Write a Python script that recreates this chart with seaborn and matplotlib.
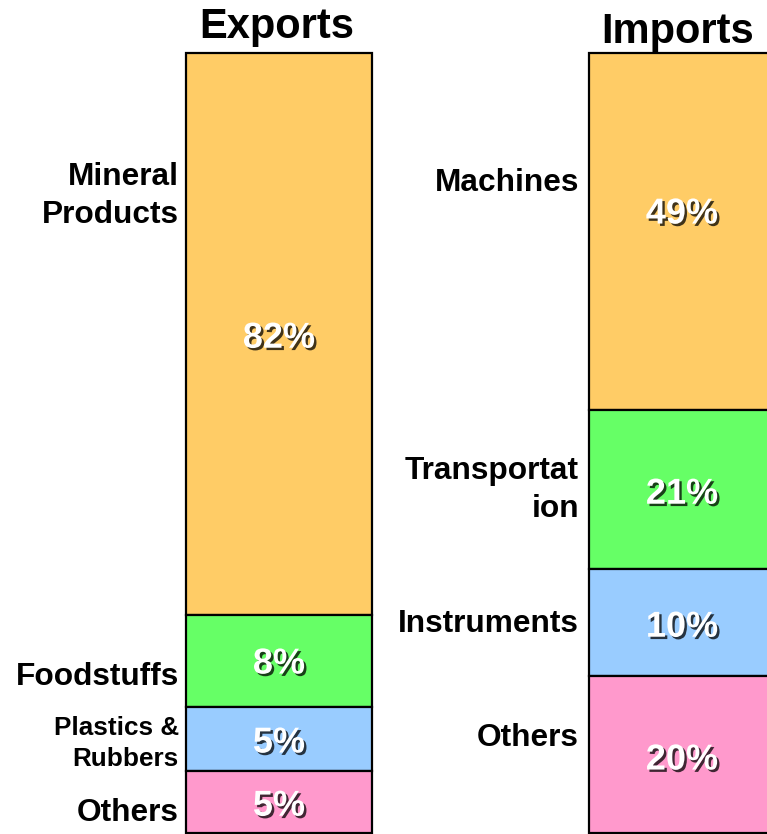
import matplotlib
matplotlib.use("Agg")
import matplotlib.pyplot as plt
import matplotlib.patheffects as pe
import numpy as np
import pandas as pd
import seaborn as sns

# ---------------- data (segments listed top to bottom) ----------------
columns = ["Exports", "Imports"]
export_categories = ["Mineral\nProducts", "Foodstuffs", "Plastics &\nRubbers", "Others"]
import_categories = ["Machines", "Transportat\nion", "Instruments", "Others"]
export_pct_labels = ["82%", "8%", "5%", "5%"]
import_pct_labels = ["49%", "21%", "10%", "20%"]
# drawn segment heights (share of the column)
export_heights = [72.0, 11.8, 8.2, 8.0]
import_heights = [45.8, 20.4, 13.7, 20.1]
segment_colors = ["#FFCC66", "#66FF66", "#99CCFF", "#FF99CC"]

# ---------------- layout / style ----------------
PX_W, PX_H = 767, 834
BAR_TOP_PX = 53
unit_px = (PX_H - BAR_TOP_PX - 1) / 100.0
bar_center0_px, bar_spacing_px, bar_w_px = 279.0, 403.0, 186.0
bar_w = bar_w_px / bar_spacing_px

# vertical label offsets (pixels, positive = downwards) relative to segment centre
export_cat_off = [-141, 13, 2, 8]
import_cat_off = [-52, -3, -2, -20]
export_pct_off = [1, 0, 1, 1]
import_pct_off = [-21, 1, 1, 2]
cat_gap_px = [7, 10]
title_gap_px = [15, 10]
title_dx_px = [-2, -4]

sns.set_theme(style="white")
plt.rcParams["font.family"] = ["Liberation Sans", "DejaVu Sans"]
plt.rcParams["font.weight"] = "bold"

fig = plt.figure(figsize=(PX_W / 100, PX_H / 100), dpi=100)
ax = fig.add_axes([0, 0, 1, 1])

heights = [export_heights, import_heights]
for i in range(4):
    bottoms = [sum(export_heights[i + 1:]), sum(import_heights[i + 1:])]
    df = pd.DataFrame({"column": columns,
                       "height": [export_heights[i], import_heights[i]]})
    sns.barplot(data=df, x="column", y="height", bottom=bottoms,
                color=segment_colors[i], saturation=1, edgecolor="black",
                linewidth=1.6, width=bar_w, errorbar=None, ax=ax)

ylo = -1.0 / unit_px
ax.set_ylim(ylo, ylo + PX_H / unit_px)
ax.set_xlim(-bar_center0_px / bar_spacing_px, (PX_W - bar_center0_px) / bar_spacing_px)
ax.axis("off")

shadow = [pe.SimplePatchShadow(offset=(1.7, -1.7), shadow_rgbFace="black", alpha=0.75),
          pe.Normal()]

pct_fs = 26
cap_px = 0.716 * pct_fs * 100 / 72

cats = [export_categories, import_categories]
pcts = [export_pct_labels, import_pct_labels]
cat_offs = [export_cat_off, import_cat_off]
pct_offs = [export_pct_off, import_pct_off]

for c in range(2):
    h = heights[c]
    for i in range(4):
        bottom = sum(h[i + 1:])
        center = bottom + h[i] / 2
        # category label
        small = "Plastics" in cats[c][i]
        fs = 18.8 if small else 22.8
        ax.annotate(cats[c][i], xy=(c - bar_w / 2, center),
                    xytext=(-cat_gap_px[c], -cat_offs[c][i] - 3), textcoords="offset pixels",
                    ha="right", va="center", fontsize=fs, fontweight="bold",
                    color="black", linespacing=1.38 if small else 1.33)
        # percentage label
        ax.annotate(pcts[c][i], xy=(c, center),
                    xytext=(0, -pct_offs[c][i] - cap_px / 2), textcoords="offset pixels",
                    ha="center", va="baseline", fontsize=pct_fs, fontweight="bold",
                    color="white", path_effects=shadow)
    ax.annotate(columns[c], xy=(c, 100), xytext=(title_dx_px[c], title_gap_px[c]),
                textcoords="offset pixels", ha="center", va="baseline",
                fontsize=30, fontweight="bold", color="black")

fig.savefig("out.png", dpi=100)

★ ★ ★

• [What to do]:
Give again, exactly, the lines from the start of the data through the one holding "title_dx_px = [-2, -4]"; omit the pictures.

• [Worked answer]:
Write a Python script that recreates this chart with seaborn and matplotlib.
import matplotlib
matplotlib.use("Agg")
import matplotlib.pyplot as plt
import matplotlib.patheffects as pe
import numpy as np
import pandas as pd
import seaborn as sns

# ---------------- data (segments listed top to bottom) ----------------
columns = ["Exports", "Imports"]
export_categories = ["Mineral\nProducts", "Foodstuffs", "Plastics &\nRubbers", "Others"]
import_categories = ["Machines", "Transportat\nion", "Instruments", "Others"]
export_pct_labels = ["82%", "8%", "5%", "5%"]
import_pct_labels = ["49%", "21%", "10%", "20%"]
# drawn segment heights (share of the column)
export_heights = [72.0, 11.8, 8.2, 8.0]
import_heights = [45.8, 20.4, 13.7, 20.1]
segment_colors = ["#FFCC66", "#66FF66", "#99CCFF", "#FF99CC"]

# ---------------- layout / style ----------------
PX_W, PX_H = 767, 834
BAR_TOP_PX = 53
unit_px = (PX_H - BAR_TOP_PX - 1) / 100.0
bar_center0_px, bar_spacing_px, bar_w_px = 279.0, 403.0, 186.0
bar_w = bar_w_px / bar_spacing_px

# vertical label offsets (pixels, positive = downwards) relative to segment centre
export_cat_off = [-141, 13, 2, 8]
import_cat_off = [-52, -3, -2, -20]
export_pct_off = [1, 0, 1, 1]
import_pct_off = [-21, 1, 1, 2]
cat_gap_px = [7, 10]
title_gap_px = [15, 10]
title_dx_px = [-2, -4]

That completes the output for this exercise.